▸ Problem to work on
Output the material below unchanged, apart from leaving out the pictures.

▸ Dataset excerpt
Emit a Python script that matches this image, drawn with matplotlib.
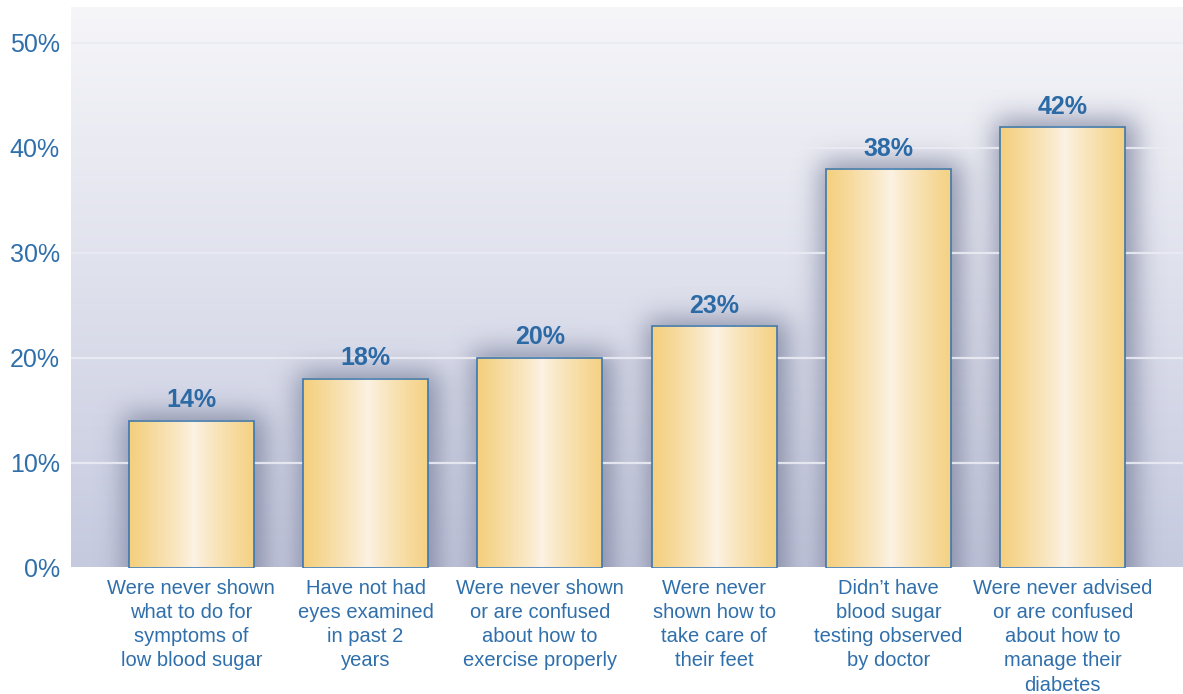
import numpy as np
import matplotlib
matplotlib.use("Agg")
import matplotlib.pyplot as plt

# ---- data -------------------------------------------------------------
categories = [
    "Were never shown\nwhat to do for\nsymptoms of\nlow blood sugar",
    "Have not had\neyes examined\nin past 2\nyears",
    "Were never shown\nor are confused\nabout how to\nexercise properly",
    "Were never\nshown how to\ntake care of\ntheir feet",
    "Didn\u2019t have\nblood sugar\ntesting observed\nby doctor",
    "Were never advised\nor are confused\nabout how to\nmanage their\ndiabetes",
]
values = [14, 18, 20, 23, 38, 42]
y_ticks = [0, 10, 20, 30, 40, 50]
y_tick_labels = ["0%", "10%", "20%", "30%", "40%", "50%"]

# ---- style ------------------------------------------------------------
BLUE = "#2f6fab"
LABEL_BLUE = "#2c6aa6"
EDGE = "#3d78b0"
GOLD = np.array([244, 207, 124]) / 255
CREAM = np.array([252, 243, 229]) / 255
BG_TOP = np.array([246, 246, 249]) / 255
BG_BOTTOM = np.array([198, 202, 223]) / 255
SHADOW_RGB = np.array([115, 122, 150]) / 255
plt.rcParams["font.family"] = ["Liberation Sans", "DejaVu Sans"]

W, H, DPI = 1183, 694, 100
fig = plt.figure(figsize=(W / DPI, H / DPI), dpi=DPI)
fig.patch.set_facecolor("white")

ax_left, ax_top, ax_bottom = 71, 7, 567.5
ax = fig.add_axes([ax_left / W, (H - ax_bottom) / H,
                   (W - ax_left) / W, (ax_bottom - ax_top) / H])
n = len(values)
x = np.arange(n)
xlim = (-0.69, n - 1 + 0.69)
ylim = (0, 53.43)
ax.set_xlim(*xlim)
ax.set_ylim(*ylim)
for s in ax.spines.values():
    s.set_visible(False)

# background: vertical gradient
grad = np.linspace(0, 1, 256)[:, None, None]
bg = BG_BOTTOM * (1 - grad) + BG_TOP * grad
ax.imshow(bg, extent=(xlim[0], xlim[1], ylim[0], ylim[1]), origin="lower",
          aspect="auto", zorder=0, interpolation="bilinear")

bar_width = 0.717
bars = ax.bar(x, values, width=bar_width, facecolor="none",
              edgecolor=EDGE, linewidth=1.2, zorder=4)

# soft drop shadow computed from the bar rectangles
ax_w_px = W - ax_left
ax_h_px = ax_bottom - ax_top
px_x = ax_w_px / (xlim[1] - xlim[0])
px_y = ax_h_px / (ylim[1] - ylim[0])
pad = 60
nx = int(ax_w_px) + 2 * pad
ny = int(ax_h_px) + 2 * pad
gx = xlim[0] + (np.arange(nx) - pad + 0.5) / px_x
gy = ylim[0] + (np.arange(ny) - pad + 0.5) / px_y
mask = np.zeros((ny, nx))
grow_x, grow_y = 8 / px_x, 5 / px_y
shift_x, shift_y = 3 / px_x, 1 / px_y
for b in bars:
    x0 = b.get_x() - grow_x + shift_x
    x1 = b.get_x() + b.get_width() + grow_x + shift_x
    y1 = b.get_height() + grow_y + shift_y
    mask[np.ix_(gy <= y1, (gx >= x0) & (gx <= x1))] = 1.0


def blur(a, sigma):
    r = int(3 * sigma)
    k = np.exp(-0.5 * (np.arange(-r, r + 1) / sigma) ** 2)
    k /= k.sum()
    a = np.apply_along_axis(lambda m: np.convolve(m, k, mode="same"), 0, a)
    a = np.apply_along_axis(lambda m: np.convolve(m, k, mode="same"), 1, a)
    return a


soft = blur(mask, 13)
shadow = np.zeros((ny, nx, 4))
shadow[..., :3] = SHADOW_RGB
shadow[..., 3] = 0.75 * soft
ext = (gx[0] - 0.5 / px_x, gx[-1] + 0.5 / px_x,
       gy[0] - 0.5 / px_y, gy[-1] + 0.5 / px_y)
ax.imshow(shadow, extent=ext, origin="lower", aspect="auto", zorder=1,
          interpolation="bilinear")
ax.set_xlim(*xlim)
ax.set_ylim(*ylim)

# gridlines
for t in y_ticks[1:]:
    ax.axhline(t, color="#eaebf3", linewidth=1.6, alpha=0.9, zorder=2)

# gold gradient fill in each bar
t = np.linspace(0, 1, 300)
s = np.clip(np.abs(t - 0.52) / 0.52, 0, 1) ** 0.85
fill = CREAM * (1 - s[:, None]) + GOLD * s[:, None]
fill = fill[None, :, :]
for b in bars:
    ax.imshow(fill, extent=(b.get_x(), b.get_x() + b.get_width(), 0, b.get_height()),
              origin="lower", aspect="auto", zorder=3, interpolation="bilinear")
ax.set_xlim(*xlim)
ax.set_ylim(*ylim)

# value labels
for b, v in zip(bars, values):
    ax.annotate(f"{v}%", (b.get_x() + b.get_width() / 2, v),
                xytext=(0, 6), textcoords="offset points",
                ha="center", va="bottom", fontsize=18, fontweight="bold",
                color=LABEL_BLUE, zorder=5)

ax.set_yticks(y_ticks)
ax.set_yticklabels(y_tick_labels, fontsize=18, color=BLUE)
ax.set_xticks(x)
ax.set_xticklabels(categories, fontsize=14.5, color=BLUE, linespacing=1.35)
ax.tick_params(axis="y", length=0, pad=8)
ax.tick_params(axis="x", length=0, pad=8)

fig.savefig("out.png", dpi=DPI, facecolor="white")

▸ Answer to this task
Emit a Python script that matches this image, drawn with matplotlib.
import numpy as np
import matplotlib
matplotlib.use("Agg")
import matplotlib.pyplot as plt

# ---- data -------------------------------------------------------------
categories = [
    "Were never shown\nwhat to do for\nsymptoms of\nlow blood sugar",
    "Have not had\neyes examined\nin past 2\nyears",
    "Were never shown\nor are confused\nabout how to\nexercise properly",
    "Were never\nshown how to\ntake care of\ntheir feet",
    "Didn\u2019t have\nblood sugar\ntesting observed\nby doctor",
    "Were never advised\nor are confused\nabout how to\nmanage their\ndiabetes",
]
values = [14, 18, 20, 23, 38, 42]
y_ticks = [0, 10, 20, 30, 40, 50]
y_tick_labels = ["0%", "10%", "20%", "30%", "40%", "50%"]

# ---- style ------------------------------------------------------------
BLUE = "#2f6fab"
LABEL_BLUE = "#2c6aa6"
EDGE = "#3d78b0"
GOLD = np.array([244, 207, 124]) / 255
CREAM = np.array([252, 243, 229]) / 255
BG_TOP = np.array([246, 246, 249]) / 255
BG_BOTTOM = np.array([198, 202, 223]) / 255
SHADOW_RGB = np.array([115, 122, 150]) / 255
plt.rcParams["font.family"] = ["Liberation Sans", "DejaVu Sans"]

W, H, DPI = 1183, 694, 100
fig = plt.figure(figsize=(W / DPI, H / DPI), dpi=DPI)
fig.patch.set_facecolor("white")

ax_left, ax_top, ax_bottom = 71, 7, 567.5
ax = fig.add_axes([ax_left / W, (H - ax_bottom) / H,
                   (W - ax_left) / W, (ax_bottom - ax_top) / H])
n = len(values)
x = np.arange(n)
xlim = (-0.69, n - 1 + 0.69)
ylim = (0, 53.43)
ax.set_xlim(*xlim)
ax.set_ylim(*ylim)
for s in ax.spines.values():
    s.set_visible(False)

# background: vertical gradient
grad = np.linspace(0, 1, 256)[:, None, None]
bg = BG_BOTTOM * (1 - grad) + BG_TOP * grad
ax.imshow(bg, extent=(xlim[0], xlim[1], ylim[0], ylim[1]), origin="lower",
          aspect="auto", zorder=0, interpolation="bilinear")

bar_width = 0.717
bars = ax.bar(x, values, width=bar_width, facecolor="none",
              edgecolor=EDGE, linewidth=1.2, zorder=4)

# soft drop shadow computed from the bar rectangles
ax_w_px = W - ax_left
ax_h_px = ax_bottom - ax_top
px_x = ax_w_px / (xlim[1] - xlim[0])
px_y = ax_h_px / (ylim[1] - ylim[0])
pad = 60
nx = int(ax_w_px) + 2 * pad
ny = int(ax_h_px) + 2 * pad
gx = xlim[0] + (np.arange(nx) - pad + 0.5) / px_x
gy = ylim[0] + (np.arange(ny) - pad + 0.5) / px_y
mask = np.zeros((ny, nx))
grow_x, grow_y = 8 / px_x, 5 / px_y
shift_x, shift_y = 3 / px_x, 1 / px_y
for b in bars:
    x0 = b.get_x() - grow_x + shift_x
    x1 = b.get_x() + b.get_width() + grow_x + shift_x
    y1 = b.get_height() + grow_y + shift_y
    mask[np.ix_(gy <= y1, (gx >= x0) & (gx <= x1))] = 1.0


def blur(a, sigma):
    r = int(3 * sigma)
    k = np.exp(-0.5 * (np.arange(-r, r + 1) / sigma) ** 2)
    k /= k.sum()
    a = np.apply_along_axis(lambda m: np.convolve(m, k, mode="same"), 0, a)
    a = np.apply_along_axis(lambda m: np.convolve(m, k, mode="same"), 1, a)
    return a


soft = blur(mask, 13)
shadow = np.zeros((ny, nx, 4))
shadow[..., :3] = SHADOW_RGB
shadow[..., 3] = 0.75 * soft
ext = (gx[0] - 0.5 / px_x, gx[-1] + 0.5 / px_x,
       gy[0] - 0.5 / px_y, gy[-1] + 0.5 / px_y)
ax.imshow(shadow, extent=ext, origin="lower", aspect="auto", zorder=1,
          interpolation="bilinear")
ax.set_xlim(*xlim)
ax.set_ylim(*ylim)

# gridlines
for t in y_ticks[1:]:
    ax.axhline(t, color="#eaebf3", linewidth=1.6, alpha=0.9, zorder=2)

# gold gradient fill in each bar
t = np.linspace(0, 1, 300)
s = np.clip(np.abs(t - 0.52) / 0.52, 0, 1) ** 0.85
fill = CREAM * (1 - s[:, None]) + GOLD * s[:, None]
fill = fill[None, :, :]
for b in bars:
    ax.imshow(fill, extent=(b.get_x(), b.get_x() + b.get_width(), 0, b.get_height()),
              origin="lower", aspect="auto", zorder=3, interpolation="bilinear")
ax.set_xlim(*xlim)
ax.set_ylim(*ylim)

# value labels
for b, v in zip(bars, values):
    ax.annotate(f"{v}%", (b.get_x() + b.get_width() / 2, v),
                xytext=(0, 6), textcoords="offset points",
                ha="center", va="bottom", fontsize=18, fontweight="bold",
                color=LABEL_BLUE, zorder=5)

ax.set_yticks(y_ticks)
ax.set_yticklabels(y_tick_labels, fontsize=18, color=BLUE)
ax.set_xticks(x)
ax.set_xticklabels(categories, fontsize=14.5, color=BLUE, linespacing=1.35)
ax.tick_params(axis="y", length=0, pad=8)
ax.tick_params(axis="x", length=0, pad=8)

fig.savefig("out.png", dpi=DPI, facecolor="white")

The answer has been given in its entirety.